## Stated goal
Set aside the pictures and output only the lines from the one containing "Recreate this image" up to and including the one containing "const values = [1, 58.2, 26, 14.8];".

## Material provided
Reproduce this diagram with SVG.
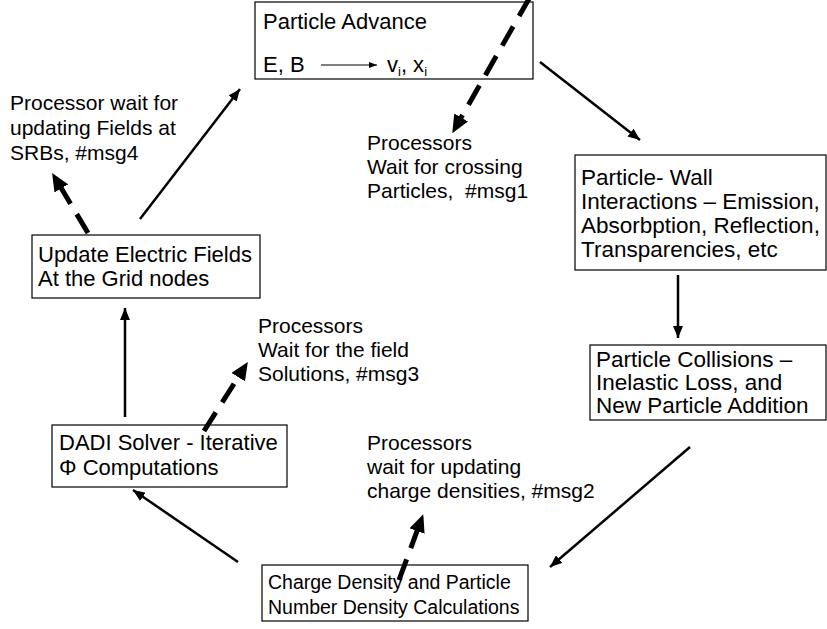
<svg xmlns="http://www.w3.org/2000/svg" width="827" height="629" viewBox="0 0 827 629">
<style>
  text { font-family: "Liberation Sans", Arial, sans-serif; font-size: 21px; fill: #000; }
  .bt { font-size: 22px; }
  .bt2 { font-size: 22.5px; }
  .bt3 { font-size: 19.5px; }
  .box { fill: #fff; stroke: #000; stroke-width: 1.2; }
  .solid { stroke: #000; stroke-width: 2.5; fill: none; }
  .dash { stroke: #000; stroke-width: 5; fill: none; stroke-dasharray: 22 12; }
</style>
<defs>
  <marker id="ah" viewBox="0 0 12 10" refX="12" refY="5" markerWidth="12" markerHeight="10" markerUnits="userSpaceOnUse" orient="auto">
    <path d="M0,0 L12,5 L0,10 z" fill="#000"/>
  </marker>
  <marker id="ahBig" viewBox="0 0 18 16" refX="3" refY="8" markerWidth="18" markerHeight="16" markerUnits="userSpaceOnUse" orient="auto">
    <path d="M0,0 L18,8 L0,16 z" fill="#000"/>
  </marker>
  <marker id="ahSmall" viewBox="0 0 8 6" refX="8" refY="3" markerWidth="8" markerHeight="6" markerUnits="userSpaceOnUse" orient="auto">
    <path d="M0,0 L8,3 L0,6 z" fill="#000"/>
  </marker>
</defs>
<rect width="827" height="629" fill="#fff"/>

<g id="particle-advance">
  <rect class="box" x="255" y="2" width="278" height="77"/>
  <text class="bt" x="263" y="29">Particle Advance</text>
  <text class="bt" x="263" y="72">E, B</text>
  <line x1="321" y1="65" x2="377" y2="65" stroke="#000" stroke-width="1" marker-end="url(#ahSmall)"/>
  <text class="bt" x="387" y="72">v<tspan font-size="13" dy="4">i</tspan><tspan dy="-4">, x</tspan><tspan font-size="13" dy="4">i</tspan></text>
</g>

<g id="particle-wall">
  <rect class="box" x="575" y="155" width="251" height="115"/>
  <text class="bt2" x="581" y="185">Particle- Wall</text>
  <text class="bt2" x="581" y="209">Interactions – Emission,</text>
  <text class="bt2" x="581" y="233">Absorbption, Reflection,</text>
  <text class="bt2" x="581" y="257">Transparencies, etc</text>
</g>

<g id="particle-collisions">
  <rect class="box" x="590" y="345" width="236" height="75"/>
  <text class="bt2" x="596" y="367">Particle Collisions –</text>
  <text class="bt2" x="596" y="390">Inelastic Loss, and</text>
  <text class="bt2" x="596" y="413">New Particle Addition</text>
</g>

<g id="charge-density">
  <rect class="box" x="262" y="565" width="266" height="56"/>
  <text class="bt3" x="268" y="589">Charge Density and Particle</text>
  <text class="bt3" x="268" y="614">Number Density Calculations</text>
</g>

<g id="dadi-solver">
  <rect class="box" x="52" y="425" width="235" height="62"/>
  <text class="bt" x="59" y="450">DADI Solver - Iterative</text>
  <text class="bt" x="59" y="475">Φ Computations</text>
</g>

<g id="update-fields">
  <rect class="box" x="32" y="235" width="228" height="63"/>
  <text class="bt" x="38" y="262">Update Electric Fields</text>
  <text class="bt" x="38" y="286">At the Grid nodes</text>
</g>

<g id="label-msg1">
  <text x="367" y="150">Processors</text>
  <text x="367" y="174">Wait for crossing</text>
  <text x="367" y="198">Particles,&#160; #msg1</text>
</g>

<g id="label-msg4">
  <text x="10" y="110">Processor wait for</text>
  <text x="10" y="135">updating Fields at</text>
  <text x="10" y="160">SRBs, #msg4</text>
</g>

<g id="label-msg3">
  <text x="258" y="333">Processors</text>
  <text x="258" y="357">Wait for the field</text>
  <text x="258" y="381">Solutions, #msg3</text>
</g>

<g id="label-msg2">
  <text x="367" y="450">Processors</text>
  <text x="367" y="474">wait for updating</text>
  <text x="367" y="498">charge densities, #msg2</text>
</g>

<g id="connectors">
  <line class="solid" x1="140" y1="219" x2="240" y2="89" marker-end="url(#ah)"/>
  <line class="solid" x1="540" y1="62" x2="640" y2="140" marker-end="url(#ah)"/>
  <line class="solid" x1="678" y1="275" x2="678" y2="338" marker-end="url(#ah)"/>
  <line class="solid" x1="690" y1="447" x2="550" y2="567" marker-end="url(#ah)"/>
  <line class="solid" x1="238" y1="562" x2="133" y2="490" marker-end="url(#ah)"/>
  <line class="solid" x1="125" y1="417" x2="125" y2="308" marker-end="url(#ah)"/>
  <line class="dash" x1="530" y1="-3" x2="459.7" y2="120.1" marker-end="url(#ahBig)"/>
  <line class="dash" x1="88" y1="233" x2="59.8" y2="185.8" marker-end="url(#ahBig)"/>
  <line class="dash" x1="204" y1="431" x2="239.8" y2="374.6" marker-end="url(#ahBig)"/>
  <line class="dash" x1="399" y1="580" x2="418.1" y2="528.2" marker-end="url(#ahBig)"/>
</g>
</svg>
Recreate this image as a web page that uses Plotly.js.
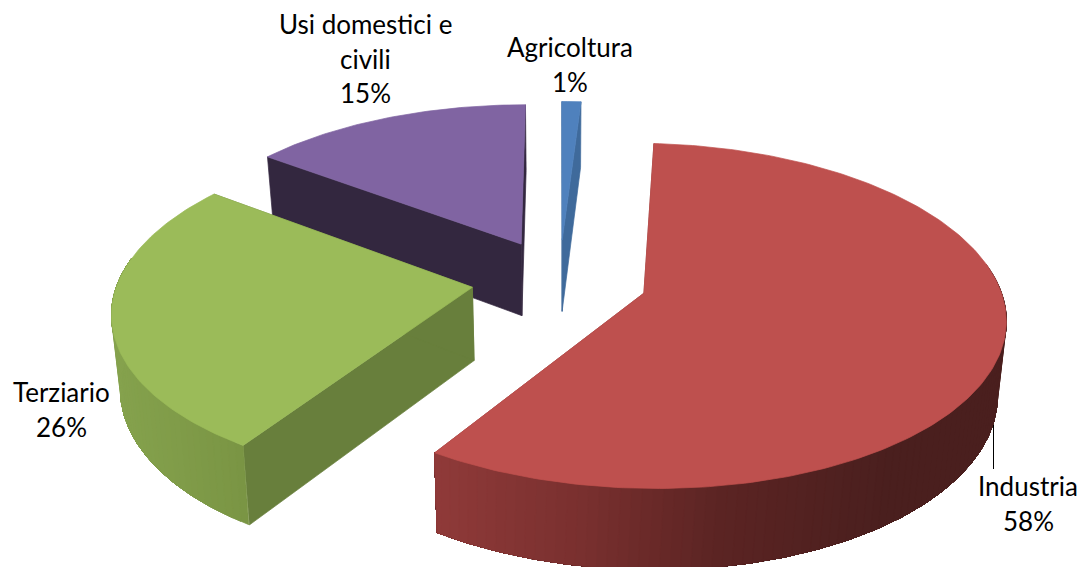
<!DOCTYPE html>
<html><head><meta charset="utf-8">
<script src="https://cdn.plot.ly/plotly-3.0.1.min.js"></script>
<style>html,body{margin:0;padding:0;background:#fff}#c{width:1083px;height:567px}text{font-variant-ligatures:none}</style>
</head><body><div id="c"></div>
<script>
// Data
const categories = ["Agricoltura", "Industria", "Terziario", "Usi domestici e\ncivili"];
const values = [1, 58.2, 26, 14.8];

// Styles
const topColors = ["#4F81BD", "#BE504E", "#9BBB59", "#8064A2"];
const cutColors = ["#3F6A9B", "#8E3A39", "#687F3C", "#33273F"];
const rimStops = [
  [[0, "#3F6A9B"], [1, "#3F6A9B"]],
  [[0, "#8F3A39"], [0.25, "#7A302F"], [0.5, "#5B2423"], [0.8, "#4A1F1E"], [1, "#4A1F1E"]],
  [[0, "#85A24D"], [1, "#7A9544"]],
  [[0, "#33273F"], [1, "#33273F"]]
];
const labelX = [570, 1028, 61, 365];
const labelY = [48, 487, 393, 25];
const labelLineStep = 34.5;

// Pie geometry and camera
const radius = 354, explode = 88, depth = 73, startAngle = 0;
const vanishX = 559.5, horizonY = -996, camH = 1276, camD = 2718, nadirShrink = 0.98;

function project(X, Y, bottom) {
  const s = camD / (camD + Y);
  const shrink = bottom ? nadirShrink : 1;
  return [vanishX + X * s * shrink, horizonY + camH * s + (bottom ? depth * Math.pow(s, 0.7) : 0)];
}
function hexToRgb(h) { return [1, 3, 5].map(i => parseInt(h.substr(i, 2), 16)); }
function rimColor(stops, t) {
  t = Math.max(0, Math.min(1, t));
  for (let i = 1; i < stops.length; i++) {
    if (t <= stops[i][0]) {
      const f = (t - stops[i - 1][0]) / (stops[i][0] - stops[i - 1][0]);
      const a = hexToRgb(stops[i - 1][1]), b = hexToRgb(stops[i][1]);
      return "rgb(" + a.map((v, k) => Math.round(v + (b[k] - v) * f)).join(",") + ")";
    }
  }
  return stops[stops.length - 1][1];
}
function poly(points, color) {
  return {
    type: "scatter", mode: "lines", fill: "toself", fillcolor: color,
    x: points.map(p => p[0]), y: points.map(p => p[1]),
    line: { color: color, width: 0.7 }, hoverinfo: "skip", showlegend: false
  };
}

const total = values.reduce((a, b) => a + b, 0);
let cursor = startAngle;
const slices = values.map((v, i) => {
  const a0 = cursor, a1 = cursor + v / total * 360;
  cursor = a1;
  const mid = (a0 + a1) / 2 * Math.PI / 180;
  return { i, a0, a1, ox: explode * Math.sin(mid), oy: explode * Math.cos(mid) };
});

function rimPoint(sl, deg, bottom) {
  const r = deg * Math.PI / 180;
  return project(sl.ox + radius * Math.sin(r), sl.oy + radius * Math.cos(r), bottom);
}
function sliceTraces(sl) {
  const out = [];
  const apexT = project(sl.ox, sl.oy, false), apexB = project(sl.ox, sl.oy, true);
  // radial cut faces
  out.push(poly([apexT, rimPoint(sl, sl.a0, false), rimPoint(sl, sl.a0, true), apexB, apexT], cutColors[sl.i]));
  out.push(poly([apexT, rimPoint(sl, sl.a1, false), rimPoint(sl, sl.a1, true), apexB, apexT], cutColors[sl.i]));
  // outer wall: painted from the bright end, each band reaching under the next to avoid seams
  const from = Math.max(sl.a0, 80), to = Math.min(sl.a1, 280);
  if (to > from) {
    const xs = [];
    for (let a = from; a <= to; a += 1) xs.push(rimPoint(sl, a, true)[0]);
    const xMin = Math.min(...xs), xMax = Math.max(...xs);
    const stepDeg = 1.5;
    for (let a = from; a < to; a += stepDeg) {
      const pts = [];
      for (let b = a; b < to; b += 0.75) pts.push(rimPoint(sl, b, false));
      pts.push(rimPoint(sl, to, false));
      pts.push(rimPoint(sl, to, true));
      for (let b = to - 0.75; b >= a; b -= 0.75) pts.push(rimPoint(sl, b, true));
      pts.push(pts[0]);
      const x = rimPoint(sl, a + stepDeg / 2, true)[0];
      const t = (x - xMin) / Math.max(1, xMax - xMin);
      out.push(poly(pts, rimColor(rimStops[sl.i], t)));
    }
  }
  // top face
  const topPts = [apexT];
  for (let a = sl.a0; a < sl.a1; a += 1) topPts.push(rimPoint(sl, a, false));
  topPts.push(rimPoint(sl, sl.a1, false), apexT);
  out.push(poly(topPts, topColors[sl.i]));
  return out;
}

// painter's order: far slices first
const order = [3, 0, 2, 1];
const traces = [];
order.forEach(k => sliceTraces(slices[k]).forEach(t => traces.push(t)));

const annotations = [];
categories.forEach((c, i) => {
  const lines = c.split("\n").concat([Math.round(values[i]) + "%"]);
  lines.forEach((ln, j) => annotations.push({
    x: labelX[i], y: labelY[i] - 1 + j * labelLineStep, xref: "x", yref: "y",
    text: ln, showarrow: false, xanchor: "center", yanchor: "middle",
    font: { family: "Lato, Carlito, sans-serif", size: 26, color: "#000" }
  }));
});

const layout = {
  width: 1083, height: 567, margin: { l: 0, r: 0, t: 0, b: 0 },
  paper_bgcolor: "#fff", plot_bgcolor: "#fff", showlegend: false,
  xaxis: { range: [0, 1083], visible: false, fixedrange: true },
  yaxis: { range: [567, 0], visible: false, fixedrange: true },
  annotations,
  shapes: [{ type: "line", xref: "x", yref: "y", x0: 993.5, x1: 993.5, y0: 425, y1: 469, line: { color: "#000", width: 1 } }]
};
Plotly.newPlot("c", traces, layout, { displayModeBar: false, staticPlot: true });
</script></body></html>
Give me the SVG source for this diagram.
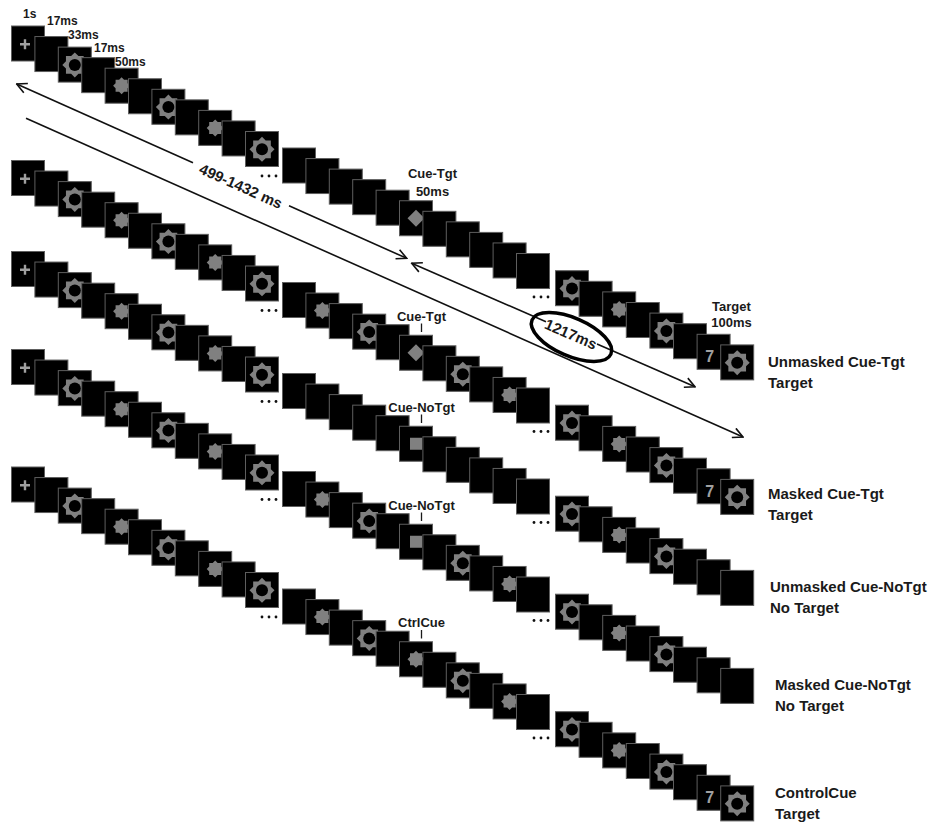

## Solution to this exercise
Recreate this image as a web page that uses Plotly.js.
<!DOCTYPE html>
<html><head><meta charset="utf-8">
<script src="https://cdn.plot.ly/plotly-3.0.1.min.js"></script>
<style>html,body{margin:0;padding:0;background:#fff}#c{width:1083px;height:567px}text{font-variant-ligatures:none}</style>
</head><body><div id="c"></div>
<script>
// Data
const categories = ["Agricoltura", "Industria", "Terziario", "Usi domestici e\ncivili"];
const values = [1, 58.2, 26, 14.8];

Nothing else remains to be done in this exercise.